In comments directed to young people, Cox urged them to take the “opportunity to build a culture that is very different than what we are suffering through right now, not by pretending differences don’t matter, but by embracing our differences and having those hard conversations.”

Catholic bishops and other officials called for prayer in the wake of Kirk’s shooting, with some also expressing concern about other recent instances of violence, including a shooting at Colorado’s Evergreen High School the same day, and the Aug. 27 mass shooting at Annunciation Catholic Church in Minneapolis that killed two schoolchildren and injured 21 others.
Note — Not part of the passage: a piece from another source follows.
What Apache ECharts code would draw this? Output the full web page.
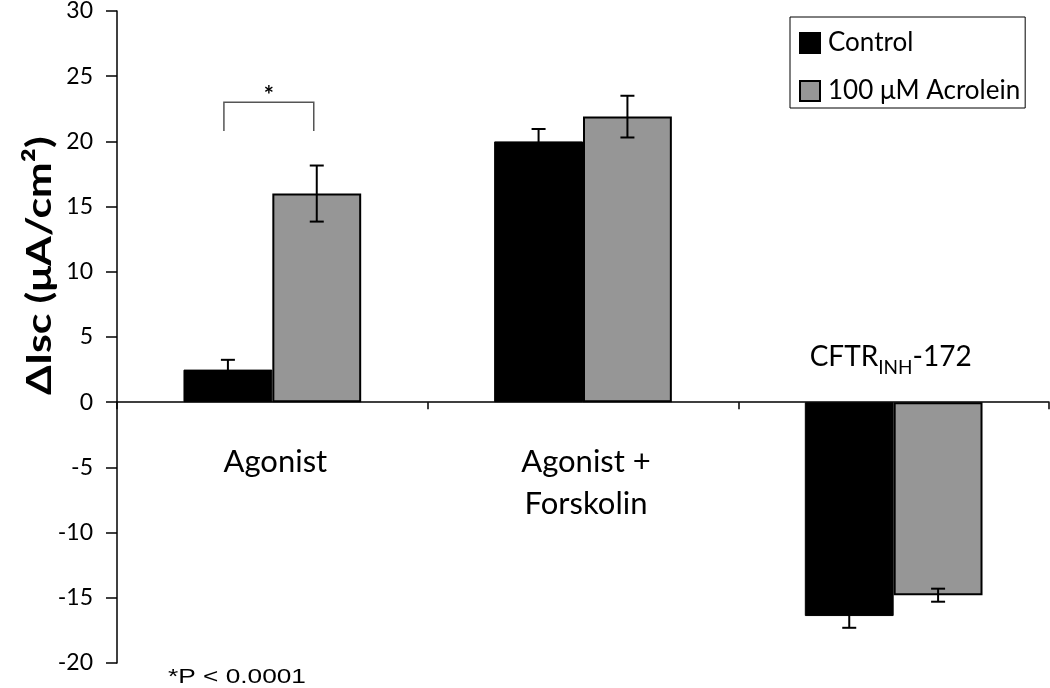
<!DOCTYPE html>
<html>
<head>
<meta charset="utf-8">
<script src="https://cdn.jsdelivr.net/npm/echarts@6/dist/echarts.min.js"></script>
<style>
  html, body { margin: 0; padding: 0; background: #fff; }
  #chart { width: 1050px; height: 688px; }
</style>
</head>
<body>
<div id="chart"></div>
<script>
// data
const categories = ["Agonist", "Agonist +\nForskolin", "CFTR{b|INH}-172"];
const controlMean = [2.5, 20, -16.4];
const controlErr = [0.75, 0.95, 0.9];
const acroleinMean = [16, 21.9, -14.8];
const acroleinErr = [2.15, 1.6, 0.5];
const seriesNames = ["Control", "100 μM Acrolein"];
// significance bracket over the Agonist group: [category, top, leg end]
const bracketData = [[0, 23, 20.8]];
// where each group label sits: [category, value at top of text]
const groupLabelAt = [[0, -3], [1, -3], [2, 5.1]];

const BAR_FRAC = 0.286;
const FONT = "Lato, 'Noto Sans', sans-serif";

const chart = echarts.init(document.getElementById("chart"));

// error bar series, side = -1 for left bar, +1 for right bar
function errorBars(name, means, errs, side) {
  return {
    name: name,
    type: "custom",
    silent: true,
    z: 10,
    encode: { x: 0, y: [1, 2] },
    data: means.map((m, i) => [i, m - errs[i], m + errs[i]]),
    renderItem: (params, api) => {
      const band = api.size([1, 0])[0];
      const dx = side * band * BAR_FRAC / 2;
      const lo = api.coord([api.value(0), api.value(1)]);
      const hi = api.coord([api.value(0), api.value(2)]);
      const x = lo[0] + dx;
      const cap = 7;
      const st = { stroke: "#000", lineWidth: 2 };
      return {
        type: "group",
        children: [
          { type: "line", shape: { x1: x, y1: lo[1], x2: x, y2: hi[1] }, style: st },
          { type: "line", shape: { x1: x - cap, y1: lo[1], x2: x + cap, y2: lo[1] }, style: st },
          { type: "line", shape: { x1: x - cap, y1: hi[1], x2: x + cap, y2: hi[1] }, style: st },
        ],
      };
    },
  };
}

const option = {
  animation: false,
  backgroundColor: "#fff",
  grid: { left: 117, right: 1, top: 11, bottom: 25, containLabel: false, outerBoundsMode: "none" },
  legend: {
    data: seriesNames,
    orient: "vertical",
    left: 790,
    top: 17,
    padding: [13, 5, 4, 9],
    itemWidth: 20,
    itemHeight: 20,
    itemGap: 22,
    icon: "rect",
    borderColor: "#000",
    borderWidth: 1,
    selectedMode: false,
    textStyle: { fontFamily: FONT, fontSize: 26, color: "#000", padding: [0, 0, 0, 3] },
  },
  xAxis: {
    type: "category",
    data: categories,
    axisLine: { onZero: true, lineStyle: { color: "#000", width: 1.5 } },
    axisTick: { show: true, length: 7, lineStyle: { color: "#000", width: 1.5 } },
    axisLabel: { show: false },
    splitLine: { show: false },
  },
  yAxis: {
    type: "value",
    min: -20,
    max: 30,
    interval: 5,
    axisLine: { show: true, lineStyle: { color: "#000", width: 1.5 } },
    axisTick: { show: true, length: 11, lineStyle: { color: "#000", width: 1.5 } },
    axisLabel: { margin: 24, color: "#000", fontFamily: FONT, fontSize: 23 },
    splitLine: { show: false },
  },
  graphic: [
    {
      type: "text",
      x: 57,
      y: 395,
      rotation: Math.PI / 2,
      scaleX: 1.22,
      style: {
        text: "ΔIsc (μA/cm²)",
        font: "bold 35px " + FONT,
        fill: "#000",
        align: "left",
        verticalAlign: "bottom",
      },
    },
    {
      type: "text",
      x: 168,
      y: 667,
      scaleX: 1.25,
      style: {
        text: "*P < 0.0001",
        font: "21px 'Liberation Sans', Arial, sans-serif",
        fill: "#000",
      },
    },
  ],
  series: [
    {
      name: seriesNames[0],
      type: "bar",
      data: controlMean,
      barWidth: (BAR_FRAC * 100) + "%",
      barGap: "0%",
      itemStyle: { color: "#000", borderColor: "#000", borderWidth: 1 },
    },
    {
      name: seriesNames[1],
      type: "bar",
      data: acroleinMean,
      barWidth: (BAR_FRAC * 100) + "%",
      barGap: "0%",
      itemStyle: { color: "#969696", borderColor: "#000", borderWidth: 2 },
    },
    errorBars("errControl", controlMean, controlErr, -1),
    errorBars("errAcrolein", acroleinMean, acroleinErr, 1),
    {
      name: "bracket",
      type: "custom",
      silent: true,
      z: 10,
      encode: { x: 0, y: [1, 2] },
      data: bracketData,
      renderItem: (params, api) => {
        const band = api.size([1, 0])[0];
        const dx = band * BAR_FRAC / 2;
        const top = api.coord([api.value(0), api.value(1)]);
        const leg = api.coord([api.value(0), api.value(2)]);
        const xl = top[0] - dx - 4;
        const xr = top[0] + dx - 3;
        return {
          type: "group",
          children: [
            {
              type: "polyline",
              shape: { points: [[xl, leg[1]], [xl, top[1]], [xr, top[1]], [xr, leg[1]]] },
              style: { stroke: "#555", lineWidth: 1.5, fill: null },
            },
            {
              type: "text",
              style: {
                x: (xl + xr) / 2,
                y: top[1] + 6,
                text: "*",
                font: "bold 24px " + FONT,
                fill: "#000",
                align: "center",
                verticalAlign: "bottom",
              },
            },
          ],
        };
      },
    },
    {
      name: "groupLabels",
      type: "custom",
      silent: true,
      encode: { x: 0, y: 1 },
      data: groupLabelAt,
      renderItem: (params, api) => {
        const p = api.coord([api.value(0), api.value(1)]);
        const i = params.dataIndex;
        const small = i === 2;
        return {
          type: "text",
          style: {
            x: p[0] + (small ? -3 : 3),
            y: p[1],
            text: categories[i],
            align: "center",
            verticalAlign: "top",
            fill: "#000",
            fontFamily: FONT,
            fontSize: small ? 28 : 31,
            lineHeight: 42,
            rich: {
              b: { fontFamily: FONT, fontSize: 19, lineHeight: 34, verticalAlign: "bottom", padding: [14, 0, 0, 0] },
            },
          },
        };
      },
    },
  ],
};

chart.setOption(option);
</script>
</body>
</html>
“What we see unfolding in our nation is a vicious pattern of hatreds rooted in the rejection of God, of the dignity of the human person, and the sanctity of the family,” Bishop Michael F. Burbidge of Arlington, Va., said in a statement in the aftermath of Kirk’s assassination. “We can eradicate these ills only through a firm reliance on God, through a deeper devotion to Christ and the Gospel, through a sincere love for persons reflected in law, and through a renewed commitment to justice and public order.”

He added, “We are living through a perilous moment. Our challenge is not only one of partisan disagreement, law, and policy, but in a deeper way our challenge is to uphold the central goods of American political life: of faith, of families, and of a national commitment to live together in harmony as brothers and sisters.”